The rate at which new ideas are generated is directly related to the effort invested in enriching social networks.
Says Chris Trimble in his Fast Company column:
"Entrepreneurs believe in the power of networking. Many are very good at it. They become good because they recognize that most people with interesting notions usually have only one piece of a puzzle. Often unexpected combinations of ideas, or chance meetings of people with complimentary perspectives, ignite genuine breakthroughs.

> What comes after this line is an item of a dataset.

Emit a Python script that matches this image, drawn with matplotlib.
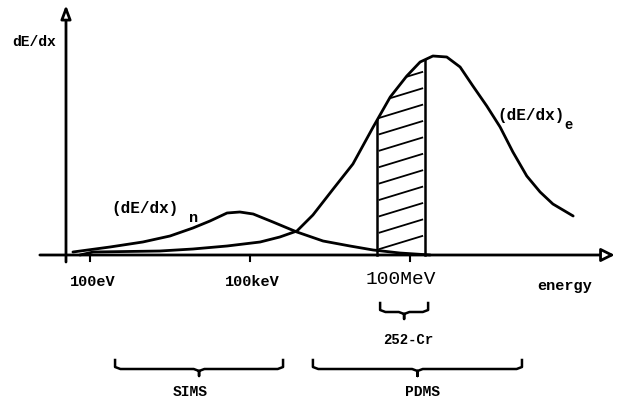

"Aspiring innovators from large companies are handicapped in the networking game — not because they lack skill, but because of the nature of their jobs. Once a business is proven and profitable, the name of the game is to make operations as efficient as possible. Employees at all levels are pulled into ever more specialized roles. Repeated tasks are joined together by rigorously documented processes. As a result, each manager’s web of connections increasingly mirrors the way today’s work is organized. Most connections are with managers with closely related specialties, who share similar perspectives, shaped by the demands of the same customers."
There is one other point Chris - I call it the "closing of the corporate mind". It's not just about people being comforatble with the status quo. It's about people hiring and surrounding themselves with their own kind. A tribal thing, perhaps? So the desis hang out with the desis, the Chinese with the Chinese, the Hicks with the Hicks, the golf-playing execs with other golf-playing execs, repugs with repugs, etc.
Trimble also mentions the "vast differences between communication networks and trust networks. Communication networks are the kind that are useful at the front-end of the innovation process because they enable the sharing of ideas. The back-end of the innovation process depends on trust networks, which require much heavier investments in time, energy, and goodwill.
Still boils down to people and trust, people! Put a value on that Mr. CFO Bean-Counter!